## DATA LINES
------------------------------------
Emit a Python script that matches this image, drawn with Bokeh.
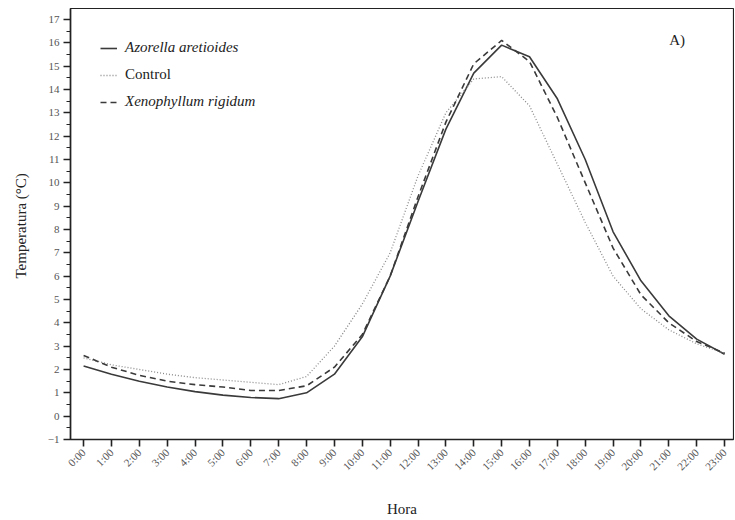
------------------------------------
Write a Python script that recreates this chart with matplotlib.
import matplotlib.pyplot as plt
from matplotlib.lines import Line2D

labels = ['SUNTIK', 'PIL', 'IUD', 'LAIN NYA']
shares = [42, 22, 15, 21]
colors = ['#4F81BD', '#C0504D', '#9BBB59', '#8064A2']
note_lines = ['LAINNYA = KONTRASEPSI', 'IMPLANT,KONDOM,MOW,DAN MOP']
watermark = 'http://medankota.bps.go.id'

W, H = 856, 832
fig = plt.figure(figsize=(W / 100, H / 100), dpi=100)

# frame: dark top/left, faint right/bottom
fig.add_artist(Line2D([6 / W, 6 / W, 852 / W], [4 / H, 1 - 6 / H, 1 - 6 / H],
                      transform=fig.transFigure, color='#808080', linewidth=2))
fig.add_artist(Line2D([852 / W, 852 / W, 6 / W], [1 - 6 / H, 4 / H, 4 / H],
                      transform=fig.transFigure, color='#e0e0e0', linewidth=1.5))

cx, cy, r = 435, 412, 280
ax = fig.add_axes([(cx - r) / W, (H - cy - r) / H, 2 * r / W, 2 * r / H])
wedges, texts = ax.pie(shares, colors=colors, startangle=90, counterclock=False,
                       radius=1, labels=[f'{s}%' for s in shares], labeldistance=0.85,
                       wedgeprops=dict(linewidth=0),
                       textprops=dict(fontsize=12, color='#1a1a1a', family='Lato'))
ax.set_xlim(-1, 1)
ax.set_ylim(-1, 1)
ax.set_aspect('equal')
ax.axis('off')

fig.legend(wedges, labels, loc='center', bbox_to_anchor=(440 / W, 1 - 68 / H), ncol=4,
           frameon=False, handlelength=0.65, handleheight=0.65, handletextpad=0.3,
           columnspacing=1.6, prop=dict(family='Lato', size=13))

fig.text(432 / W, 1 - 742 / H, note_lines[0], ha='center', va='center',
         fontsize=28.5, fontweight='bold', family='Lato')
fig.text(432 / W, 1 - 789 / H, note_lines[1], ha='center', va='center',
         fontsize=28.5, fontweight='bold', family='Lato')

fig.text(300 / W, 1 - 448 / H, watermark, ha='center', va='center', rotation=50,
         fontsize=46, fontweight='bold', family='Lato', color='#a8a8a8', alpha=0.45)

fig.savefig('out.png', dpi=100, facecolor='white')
------------------------------------
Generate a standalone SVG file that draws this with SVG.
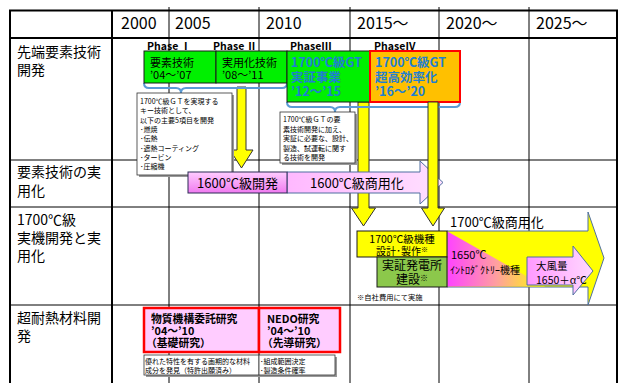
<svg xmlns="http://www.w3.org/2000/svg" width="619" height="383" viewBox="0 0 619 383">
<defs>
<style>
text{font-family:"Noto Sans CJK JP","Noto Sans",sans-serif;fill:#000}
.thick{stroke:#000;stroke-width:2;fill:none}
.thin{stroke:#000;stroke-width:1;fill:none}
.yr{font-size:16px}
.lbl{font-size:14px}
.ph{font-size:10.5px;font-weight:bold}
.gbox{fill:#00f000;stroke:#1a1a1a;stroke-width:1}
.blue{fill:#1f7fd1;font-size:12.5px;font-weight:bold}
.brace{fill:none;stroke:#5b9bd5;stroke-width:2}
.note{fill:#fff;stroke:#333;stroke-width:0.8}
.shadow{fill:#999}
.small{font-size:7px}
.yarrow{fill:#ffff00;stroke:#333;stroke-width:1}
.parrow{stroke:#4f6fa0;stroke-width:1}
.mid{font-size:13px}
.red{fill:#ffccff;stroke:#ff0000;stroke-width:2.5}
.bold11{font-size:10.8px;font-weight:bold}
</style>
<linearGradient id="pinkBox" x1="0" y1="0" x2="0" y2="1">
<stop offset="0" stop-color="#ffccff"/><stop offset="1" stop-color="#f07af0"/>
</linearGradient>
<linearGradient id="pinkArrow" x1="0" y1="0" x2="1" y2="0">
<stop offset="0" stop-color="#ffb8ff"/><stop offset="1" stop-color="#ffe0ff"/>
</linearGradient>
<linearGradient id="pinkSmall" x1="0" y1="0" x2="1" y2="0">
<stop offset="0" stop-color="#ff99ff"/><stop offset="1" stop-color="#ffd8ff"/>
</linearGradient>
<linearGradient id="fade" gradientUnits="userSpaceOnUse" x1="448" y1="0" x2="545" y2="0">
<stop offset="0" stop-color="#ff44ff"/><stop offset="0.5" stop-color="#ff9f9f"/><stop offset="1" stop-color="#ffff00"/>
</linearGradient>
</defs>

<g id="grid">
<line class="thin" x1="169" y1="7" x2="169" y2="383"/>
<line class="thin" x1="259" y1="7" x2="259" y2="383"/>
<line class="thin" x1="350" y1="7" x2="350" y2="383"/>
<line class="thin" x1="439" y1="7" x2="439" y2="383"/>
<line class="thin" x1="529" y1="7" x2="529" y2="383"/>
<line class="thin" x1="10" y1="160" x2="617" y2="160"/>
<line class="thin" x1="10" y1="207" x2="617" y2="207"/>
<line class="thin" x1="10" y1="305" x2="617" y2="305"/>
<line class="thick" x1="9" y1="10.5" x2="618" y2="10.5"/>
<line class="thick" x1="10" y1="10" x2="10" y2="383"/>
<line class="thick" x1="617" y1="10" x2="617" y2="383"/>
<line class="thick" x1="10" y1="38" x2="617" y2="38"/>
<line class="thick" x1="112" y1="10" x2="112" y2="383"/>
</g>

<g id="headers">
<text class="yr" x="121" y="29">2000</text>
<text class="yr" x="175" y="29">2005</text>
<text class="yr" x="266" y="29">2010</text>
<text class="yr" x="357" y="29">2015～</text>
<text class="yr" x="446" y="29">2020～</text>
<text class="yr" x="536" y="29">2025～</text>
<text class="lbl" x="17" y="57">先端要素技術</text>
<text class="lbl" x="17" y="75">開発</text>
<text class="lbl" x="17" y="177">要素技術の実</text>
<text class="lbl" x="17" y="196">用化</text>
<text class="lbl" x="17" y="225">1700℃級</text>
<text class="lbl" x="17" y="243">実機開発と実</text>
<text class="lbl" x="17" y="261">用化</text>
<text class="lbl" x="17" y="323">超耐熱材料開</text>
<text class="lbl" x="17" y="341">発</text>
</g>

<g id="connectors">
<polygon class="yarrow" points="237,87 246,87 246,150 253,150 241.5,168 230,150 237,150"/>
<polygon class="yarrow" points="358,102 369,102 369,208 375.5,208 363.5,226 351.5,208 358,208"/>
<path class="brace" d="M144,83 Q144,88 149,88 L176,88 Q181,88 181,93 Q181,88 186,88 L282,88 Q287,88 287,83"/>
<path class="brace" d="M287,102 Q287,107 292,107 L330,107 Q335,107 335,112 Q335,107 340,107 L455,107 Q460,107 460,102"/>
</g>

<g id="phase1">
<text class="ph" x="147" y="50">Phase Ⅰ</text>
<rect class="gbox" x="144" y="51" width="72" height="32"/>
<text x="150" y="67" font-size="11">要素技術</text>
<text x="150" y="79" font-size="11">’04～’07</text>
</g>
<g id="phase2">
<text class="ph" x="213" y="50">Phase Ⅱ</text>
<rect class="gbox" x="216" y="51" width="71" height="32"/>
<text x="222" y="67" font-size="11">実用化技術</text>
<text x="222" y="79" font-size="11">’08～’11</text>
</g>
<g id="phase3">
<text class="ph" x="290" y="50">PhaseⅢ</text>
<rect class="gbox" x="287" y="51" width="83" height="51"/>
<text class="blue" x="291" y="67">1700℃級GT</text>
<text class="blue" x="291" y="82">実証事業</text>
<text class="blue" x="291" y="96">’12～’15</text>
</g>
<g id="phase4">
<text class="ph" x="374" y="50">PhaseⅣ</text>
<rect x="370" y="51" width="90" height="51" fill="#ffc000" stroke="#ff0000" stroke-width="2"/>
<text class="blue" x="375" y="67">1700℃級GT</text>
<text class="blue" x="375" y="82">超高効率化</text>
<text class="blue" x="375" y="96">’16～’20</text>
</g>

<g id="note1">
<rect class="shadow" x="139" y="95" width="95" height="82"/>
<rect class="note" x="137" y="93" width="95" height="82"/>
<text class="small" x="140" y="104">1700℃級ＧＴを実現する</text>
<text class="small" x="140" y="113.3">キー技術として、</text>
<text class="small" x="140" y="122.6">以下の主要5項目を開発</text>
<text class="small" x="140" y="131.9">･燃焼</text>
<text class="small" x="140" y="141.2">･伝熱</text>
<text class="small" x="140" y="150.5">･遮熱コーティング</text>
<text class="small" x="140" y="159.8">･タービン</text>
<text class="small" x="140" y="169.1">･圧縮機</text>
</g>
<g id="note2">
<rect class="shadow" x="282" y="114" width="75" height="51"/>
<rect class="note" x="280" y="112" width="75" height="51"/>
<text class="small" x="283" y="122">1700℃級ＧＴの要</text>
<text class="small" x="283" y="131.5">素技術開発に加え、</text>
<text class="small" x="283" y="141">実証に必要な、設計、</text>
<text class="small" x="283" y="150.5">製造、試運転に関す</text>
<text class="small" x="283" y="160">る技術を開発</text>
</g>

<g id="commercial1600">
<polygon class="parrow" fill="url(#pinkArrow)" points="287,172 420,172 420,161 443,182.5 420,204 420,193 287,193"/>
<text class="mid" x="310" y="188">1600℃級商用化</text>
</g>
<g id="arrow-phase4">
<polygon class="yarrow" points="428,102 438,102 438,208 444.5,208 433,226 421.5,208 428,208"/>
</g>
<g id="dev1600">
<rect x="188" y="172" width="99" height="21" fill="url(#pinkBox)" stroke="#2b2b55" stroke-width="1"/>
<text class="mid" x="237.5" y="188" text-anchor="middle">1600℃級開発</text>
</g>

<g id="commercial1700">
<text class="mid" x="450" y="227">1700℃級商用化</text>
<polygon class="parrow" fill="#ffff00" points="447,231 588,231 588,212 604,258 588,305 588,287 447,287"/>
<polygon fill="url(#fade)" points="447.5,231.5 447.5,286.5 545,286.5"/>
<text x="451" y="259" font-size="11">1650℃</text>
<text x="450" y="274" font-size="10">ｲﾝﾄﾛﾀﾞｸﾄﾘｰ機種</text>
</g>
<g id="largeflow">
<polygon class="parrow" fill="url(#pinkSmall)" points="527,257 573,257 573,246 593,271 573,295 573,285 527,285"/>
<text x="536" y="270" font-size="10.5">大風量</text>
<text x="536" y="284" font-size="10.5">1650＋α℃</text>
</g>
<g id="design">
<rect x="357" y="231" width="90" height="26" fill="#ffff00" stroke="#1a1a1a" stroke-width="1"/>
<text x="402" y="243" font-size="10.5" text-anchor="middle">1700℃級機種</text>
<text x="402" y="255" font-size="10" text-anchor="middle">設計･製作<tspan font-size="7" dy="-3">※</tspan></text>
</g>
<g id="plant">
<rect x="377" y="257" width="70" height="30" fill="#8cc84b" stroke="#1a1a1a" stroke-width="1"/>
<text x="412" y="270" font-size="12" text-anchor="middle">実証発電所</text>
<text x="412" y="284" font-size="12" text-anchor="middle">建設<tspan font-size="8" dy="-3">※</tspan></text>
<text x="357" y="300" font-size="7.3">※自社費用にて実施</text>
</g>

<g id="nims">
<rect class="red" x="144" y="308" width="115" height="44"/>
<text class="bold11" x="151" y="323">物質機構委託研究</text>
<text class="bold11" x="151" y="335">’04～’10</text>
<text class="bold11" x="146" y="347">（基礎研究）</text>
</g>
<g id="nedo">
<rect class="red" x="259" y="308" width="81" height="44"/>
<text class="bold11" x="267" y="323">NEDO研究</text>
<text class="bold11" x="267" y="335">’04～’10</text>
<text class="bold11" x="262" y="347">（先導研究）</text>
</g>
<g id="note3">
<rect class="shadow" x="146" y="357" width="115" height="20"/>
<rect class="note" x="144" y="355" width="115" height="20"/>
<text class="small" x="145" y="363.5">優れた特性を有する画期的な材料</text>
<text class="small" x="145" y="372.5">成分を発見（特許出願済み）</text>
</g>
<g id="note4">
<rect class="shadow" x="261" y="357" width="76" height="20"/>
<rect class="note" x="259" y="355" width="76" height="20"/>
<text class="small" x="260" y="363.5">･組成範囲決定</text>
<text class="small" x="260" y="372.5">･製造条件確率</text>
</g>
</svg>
------------------------------------
## REQUIRED WORK
Scan the material above. Return every line containing the string "Python".

## RESULT OF THE EXERCISE
Emit a Python script that matches this image, drawn with Bokeh.
Write a Python script that recreates this chart with matplotlib.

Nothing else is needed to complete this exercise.